Week 5: More than a thousand words

We had our official photos taken this past week. Dress code was formal and we all spruced up for the occasion. After our individual photos had been taken we all headed for the Nittany Lion shrine where we took several official photos and dozens of silly ones, which we of course enjoyed very much.

The Nittany Lion has been a PennState's mascot since 1904 and the Nittany Lion Shrine is the most photographed site on the campus. The word "Nittany" most likely derives from a native American term meaning "a single mountain".  You can find more about all things Nittany here.

The official photos will be published on the Penn State Hubert H. Humphrey Fellowship Program website. The credit for the "unofficial" photos above and the photos below goes to Jane.

On Wednesday evening we were invited for a dinner at Dean David Monk's home.  Dean Monk is the dean of the College of Education which hosts the H. H. Humphrey Fellowship program.  The food was delicious, the atmosphere was relaxed and enjoyable and it was great to be there talking with Dr. Michael Adewumi, Vice Provost for Global Programs, our mentors and college faculty.

On Sunday we were invited for a picnic at Tudek Park. This event was hosted by the Global Connections, a not-for-profit organization that offers support to international students and provides friendship host families to Humphrey Fellows and other students.
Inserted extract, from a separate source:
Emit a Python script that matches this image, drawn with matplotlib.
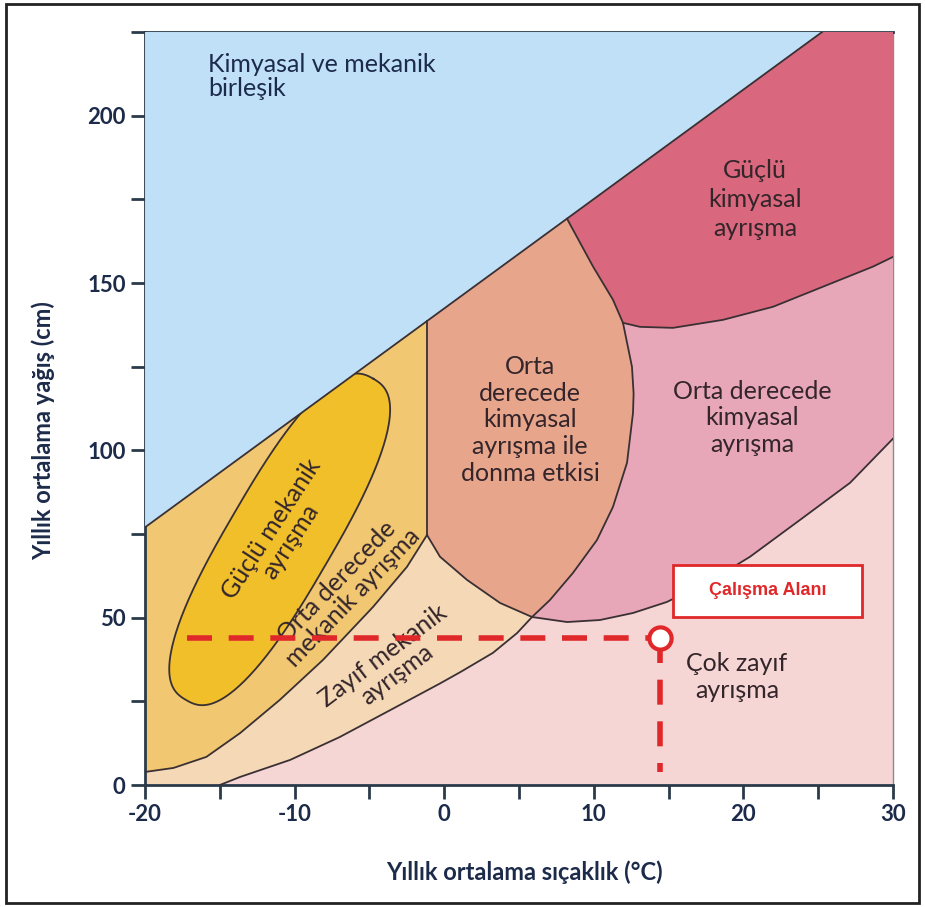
import numpy as np
import matplotlib.pyplot as plt
from matplotlib.patches import Rectangle

# boundary curves (x: temperature C, y: precipitation cm)
blue_x = [-20, 25.26]
blue_y = [77, 225]

curve_a_x = [-20, -18.1, -15.9, -13.65, -11.0, -8.1, -4.76, -2.49, -1.15]
curve_a_y = [3.9, 5.1, 8.4, 15.5, 25.4, 37.4, 53.2, 65.2, 74.7]

curve_b_x = [-15.0, -13.65, -10.3, -7.0, -3.6, -0.3, 1.1, 3.26, 4.87, 5.87]
curve_b_y = [0, 2.4, 7.5, 14.3, 22.4, 30.3, 33.8, 39.5, 45.4, 50.2]

donma_bot_x = [-1.15, -0.28, 1.52, 3.73, 5.87]
donma_bot_y = [74.7, 68.2, 61.3, 54.4, 50.2]

donma_up_x = [8.21, 9.95, 11.28, 11.95]
donma_up_y = [169.2, 154.9, 145.0, 138.1]
donma_lo_x = [11.95, 12.55, 12.66, 12.62, 12.22, 11.28, 10.21, 8.61, 7.07, 5.87]
donma_lo_y = [138.1, 125.0, 117.0, 111.2, 96.3, 83.1, 73.2, 63.4, 55.3, 50.2]

curve_c_x = [5.87, 8.21, 10.41, 12.62, 14.89, 18.24, 20.44, 23.78, 27.13, 30]
curve_c_y = [50.2, 48.7, 49.3, 51.4, 54.7, 62.2, 68.2, 79.2, 90.3, 103.5]

curve_d_x = [11.95, 13.09, 15.29, 18.64, 21.98, 25.32, 28.66, 30]
curve_d_y = [138.1, 136.9, 136.6, 139.0, 142.9, 148.9, 154.9, 157.8]

# strong mechanical zone (rounded oval): centre, conjugate semi-axes, squareness
ell_c = (-11.0, 73.4)
ell_long = (6.26, 48.0)
ell_short = (3.03, -7.89)
ell_n = 2.6

# study area point
site_t = 14.43
site_p = 44.0

xticks = [-20, -15, -10, -5, 0, 5, 10, 15, 20, 25, 30]
yticks = [0, 25, 50, 75, 100, 125, 150, 175, 200, 225]

c_blue = '#bfe0f6'
c_mech = '#f2c772'
c_ell = '#f0bf2a'
c_weak = '#f5d8b6'
c_vweak = '#f6d6d4'
c_donma = '#e7a58c'
c_modchem = '#e8a7b8'
c_strong = '#d9687e'
edge = '#3a3034'
navy = '#1d2b4a'
red = '#e0282a'

plt.rcParams['font.family'] = ['Lato', 'DejaVu Sans']

fig = plt.figure(figsize=(9.25, 9.07), dpi=100)
ax = fig.add_axes([0.1568, 0.1345, 0.8086, 0.8302])
ax.set_xlim(-20, 30)
ax.set_ylim(0, 225)
ax.set_facecolor(c_vweak)

def blue_at(x):
    return np.interp(x, blue_x, blue_y)

vx = curve_a_x[-1]
r = lambda a: list(a)[::-1]

# weak mechanical
ax.fill([-20] + curve_b_x + r(donma_bot_x) + r(curve_a_x),
        [0] + curve_b_y + r(donma_bot_y) + r(curve_a_y), color=c_weak, lw=0)
# moderate mechanical
ax.fill(curve_a_x + [vx, -20], curve_a_y + [blue_at(vx), blue_y[0]], color=c_mech, lw=0)

# strong mechanical oval
t = np.linspace(0, 2 * np.pi, 300)
cu = np.sign(np.cos(t)) * np.abs(np.cos(t)) ** (2 / ell_n)
su = np.sign(np.sin(t)) * np.abs(np.sin(t)) ** (2 / ell_n)
ex = ell_c[0] + ell_long[0] * cu + ell_short[0] * su
ey = ell_c[1] + ell_long[1] * cu + ell_short[1] * su
ax.fill(ex, ey, color=c_ell, lw=0, zorder=2)
ax.plot(ex, ey, color=edge, lw=1.3, zorder=2.5)

# frost + moderate chemical
ax.fill([vx, vx] + donma_up_x + donma_lo_x[1:] + r(donma_bot_x),
        [donma_bot_y[0], blue_at(vx)] + donma_up_y + donma_lo_y[1:] + r(donma_bot_y),
        color=c_donma, lw=0, zorder=3)
# moderate chemical
ax.fill(donma_lo_x + curve_c_x + r(curve_d_x),
        donma_lo_y + curve_c_y + r(curve_d_y), color=c_modchem, lw=0, zorder=3)
# strong chemical
ax.fill(donma_up_x + curve_d_x + [30, 30, blue_x[1]],
        donma_up_y + curve_d_y + [225, 225, blue_y[1]], color=c_strong, lw=0, zorder=3)
# combined (blue)
ax.fill(blue_x + [-20], blue_y + [225], color=c_blue, lw=0, zorder=3)

# boundary lines
for xs, ys in [(blue_x, blue_y), (curve_a_x, curve_a_y), (curve_b_x, curve_b_y),
               (donma_bot_x, donma_bot_y), (donma_up_x, donma_up_y),
               (donma_lo_x, donma_lo_y), (curve_c_x, curve_c_y), (curve_d_x, curve_d_y),
               ([vx, vx], [curve_a_y[-1], blue_at(vx)])]:
    ax.plot(xs, ys, color=edge, lw=1.3, zorder=4)

# region labels
lab = dict(fontsize=18, color='#33252a', ha='center', va='center', zorder=5, linespacing=1.2)
ax.text(-15.79, 218.8, 'Kimyasal ve mekanik\nbirleşik', fontsize=18, color=navy,
        ha='left', va='top', linespacing=1.05, zorder=5)
ax.text(20.78, 174.9, 'Güçlü\nkimyasal\nayrışma', **dict(lab, linespacing=1.3))
ax.text(5.74, 109.1, 'Orta\nderecede\nkimyasal\nayrışma ile\ndonma etkisi', **lab)
ax.text(20.57, 109.7, 'Orta derecede\nkimyasal\nayrışma', **lab)
ax.text(19.57, 32.3, 'Çok zayıf\nayrışma', **lab)
ax.text(-10.9, 74.7, 'Güçlü mekanik\nayrışma', rotation=57, rotation_mode='anchor',
        **dict(lab, linespacing=1.0))
ax.text(-6.63, 58.3, 'Orta derecede\nmekanik ayrışma', rotation=46, rotation_mode='anchor',
        **dict(lab, linespacing=1.0))
ax.text(-3.62, 35.9, 'Zayıf mekanik\nayrışma', rotation=37, rotation_mode='anchor',
        **dict(lab, linespacing=1.0))

# study area
dash = (0, (4.5, 3))
ax.plot([-17.2, site_t], [site_p, site_p], color=red, lw=4, ls=dash, zorder=6)
ax.plot([site_t, site_t], [site_p, 4], color=red, lw=4, ls=dash, zorder=6)
ax.plot(site_t, site_p, 'o', ms=16, mfc='white', mec=red, mew=3, zorder=7)
ax.add_patch(Rectangle((site_t + 0.86, site_p + 6.2), 12.64, 15.6, fc='white', ec=red,
                       lw=2, zorder=7))
ax.text(site_t + 7.18, site_p + 14.0, 'Çalışma Alanı', color=red, fontsize=13,
        fontweight='bold', family=['Liberation Sans'], ha='center', va='center', zorder=8)

# axes
ax.set_xticks(xticks)
ax.set_xticklabels([str(v) if v % 10 == 0 else '' for v in xticks])
ax.set_yticks(yticks)
ax.set_yticklabels([str(v) if v % 50 == 0 and v < 225 else '' for v in yticks])
ax.tick_params(length=10, width=2, color='#2b3a4a', labelsize=16, labelcolor=navy, pad=4)
for lbl in ax.get_xticklabels() + ax.get_yticklabels():
    lbl.set_fontweight('bold')
for s in ['left', 'bottom', 'top']:
    ax.spines[s].set_color('#2b3a4a')
    ax.spines[s].set_linewidth(2)
ax.spines['right'].set_color('#8a8a90')
ax.spines['right'].set_linewidth(1)

ax.set_xlabel('Yıllık ortalama sıçaklık (°C)', fontsize=17, fontweight='bold', color=navy)
ax.set_ylabel('Yıllık ortalama yağış (cm)', fontsize=17, fontweight='bold', color=navy)
ax.xaxis.set_label_coords(0.507, -0.10)
ax.yaxis.set_label_coords(-0.12, 0.471)

fig.add_artist(Rectangle((0.006, 0.004), 0.988, 0.992, transform=fig.transFigure,
                         fill=False, lw=2, ec='#222222'))

fig.savefig('out.png', dpi=100)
My husband and I went on a short trip to Pittsburgh where we visited the magnificent Cathedral of Learning at the University of Pittsburgh. With its 42 floors, the Cathedral is the tallest school house in the world. But this is not the only reason why this building is unique. There are 30  Nationality Rooms or classrooms that teach. They are gifts to the University from the city'c ethnic groups. Classes are still held in these impressive rooms that take the visitors on a trip around the world.

On the way back to State College we stopped in Punxutawney, a.k.a. the Weather Capital of the World where Phil, the famous groundhog, predicts the weather every February. We also stopped in some small rural villages where the Amish people live and bought some of their home-made produce and were stunned by the beautiful Pennsylvania countryside.